Data-based decisions by AI are almost always based on probabilities (probabilistic versus deterministic). Because of this, there is always a degree of uncertainty when AI delivers a decision. There has to be an associated degree of confidence or scoring on the reliability of the results. It is for this reason most systems cannot, will not, and should not be automated. Humans need to be in the decision loop for the near future. This makes the reliance on the machine based decisions harder when it comes to sensitive industries such as healthcare, where 98% probability of a decision is not good enough.

Things get complex and unpredictable as systems interact with one another. “We’re beginning to accept that the true complexity of the world far outstrips the laws and models we devise to explain it,” according to David Weinberger, Ph.D., affiliate with the Berkman Klein Center for Internet and Society at Harvard University. No matter how sophisticated decision-making becomes, critical thinking from humans is still needed to run today’s enterprises. Executives still need to be able to override or question AI-based output, especially within an opaque process.

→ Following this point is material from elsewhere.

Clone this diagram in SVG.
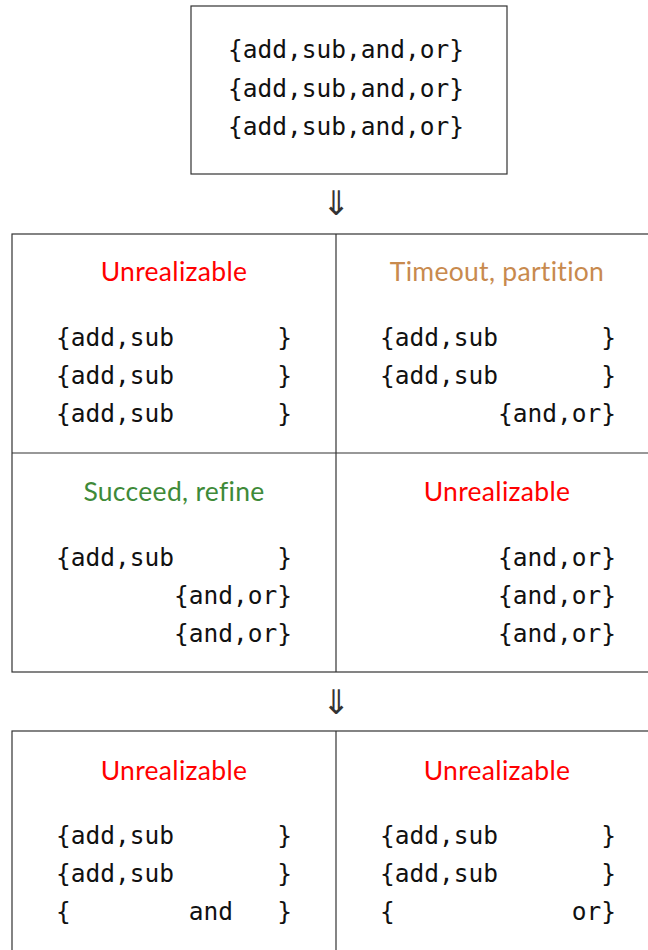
<svg xmlns="http://www.w3.org/2000/svg" width="648" height="950" viewBox="0 0 648 950">
<style>
.box{fill:#fff;stroke:#333;stroke-width:1.2}
.ln{stroke:#333;stroke-width:1.2;fill:none}
.m{font-family:"DejaVu Sans Mono",monospace;font-size:24.5px;fill:#111;white-space:pre}
.t{font-family:Lato,"DejaVu Sans",sans-serif;font-size:26.5px;text-anchor:middle;font-variant-ligatures:none;letter-spacing:0.3px}
.red{fill:#ff0000}
.org{fill:#c88a4e}
.grn{fill:#3e8a38}
.arr{font-family:"DejaVu Sans",sans-serif;font-size:34px;text-anchor:middle;fill:#333}
</style>
<rect width="648" height="950" fill="#fff"/>
<g id="start">
<rect class="box" x="191" y="6" width="316" height="168"/>
<text class="m" x="228" y="58" xml:space="preserve">{add,sub,and,or}</text>
<text class="m" x="228" y="97" xml:space="preserve">{add,sub,and,or}</text>
<text class="m" x="228" y="135" xml:space="preserve">{add,sub,and,or}</text>
</g>
<g id="connectors">
<text class="arr" x="336" y="215">⇓</text>
<text class="arr" x="336" y="714">⇓</text>
</g>
<g id="grid1">
<rect class="box" x="12" y="234" width="660" height="438"/>
<line class="ln" x1="336" y1="234" x2="336" y2="672"/>
<line class="ln" x1="12" y1="453" x2="660" y2="453"/>
</g>
<g id="cell1">
<text class="t red" x="174" y="281">Unrealizable</text>
<text class="m" x="56" y="346" xml:space="preserve">{add,sub       }</text>
<text class="m" x="56" y="384" xml:space="preserve">{add,sub       }</text>
<text class="m" x="56" y="422" xml:space="preserve">{add,sub       }</text>
</g>
<g id="cell2">
<text class="t org" x="497" y="281">Timeout, partition</text>
<text class="m" x="380" y="346" xml:space="preserve">{add,sub       }</text>
<text class="m" x="380" y="384" xml:space="preserve">{add,sub       }</text>
<text class="m" x="380" y="422" xml:space="preserve">        {and,or}</text>
</g>
<g id="cell3">
<text class="t grn" x="174" y="501">Succeed, refine</text>
<text class="m" x="56" y="566" xml:space="preserve">{add,sub       }</text>
<text class="m" x="56" y="604" xml:space="preserve">        {and,or}</text>
<text class="m" x="56" y="642" xml:space="preserve">        {and,or}</text>
</g>
<g id="cell4">
<text class="t red" x="497" y="501">Unrealizable</text>
<text class="m" x="380" y="566" xml:space="preserve">        {and,or}</text>
<text class="m" x="380" y="604" xml:space="preserve">        {and,or}</text>
<text class="m" x="380" y="642" xml:space="preserve">        {and,or}</text>
</g>
<g id="grid2">
<rect class="box" x="12" y="731" width="660" height="240"/>
<line class="ln" x1="336" y1="731" x2="336" y2="960"/>
</g>
<g id="cell5">
<text class="t red" x="174" y="780">Unrealizable</text>
<text class="m" x="56" y="844" xml:space="preserve">{add,sub       }</text>
<text class="m" x="56" y="882" xml:space="preserve">{add,sub       }</text>
<text class="m" x="56" y="920" xml:space="preserve">{        and   }</text>
</g>
<g id="cell6">
<text class="t red" x="497" y="780">Unrealizable</text>
<text class="m" x="380" y="844" xml:space="preserve">{add,sub       }</text>
<text class="m" x="380" y="882" xml:space="preserve">{add,sub       }</text>
<text class="m" x="380" y="920" xml:space="preserve">{            or}</text>
</g>
</svg>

Tasks to raise executive confidence

Consider the following courses of action when seeking to increase executives’ comfort levels in AI:

  • Promote ownership and responsibility for AI beyond the IT department, from anyone who touches the process. A cultural change will be required to boost ethical decisions to survive in the data economy.
  • Recognize that AI (in most situations) is simply code that makes decisions based on prior data and patterns with some guesstimation of the future. Every business leader — as well as employees working with them — still needs critical thinking skills to challenge AI output.
  • Target AI to areas where it is most impactful and refine these first, which will add the most business value.
  • Investigate and push for the most impactful technologies.
  • Ensure fairness in AI through greater transparency, and maximum observability of the decision-delivery chain.
  • Foster greater awareness and training for fair and actionable AI at all levels, and tie incentives to successful AI adoption.
  • Review or audit AI results on a regular, systematic basis.
  • Take responsibility, and own decisions, and course correct if a wrong decision is ever made — without blaming it on AI.

Inevitably, more AI-assisted decision-making will be seen in the executive suite for strategic purposes. For now, AI will be assisting humans in decision-making to perform augmented intelligence, rather than a unicorn-style delivery of correct insights at the push of a button. Ensuring that the output of these AI-assisted decisions is based on reliable, unbiased, explainable, ethical, moral, and transparent insights will help instill business leaders’ confidence in decisions based on AI for now and for years to come.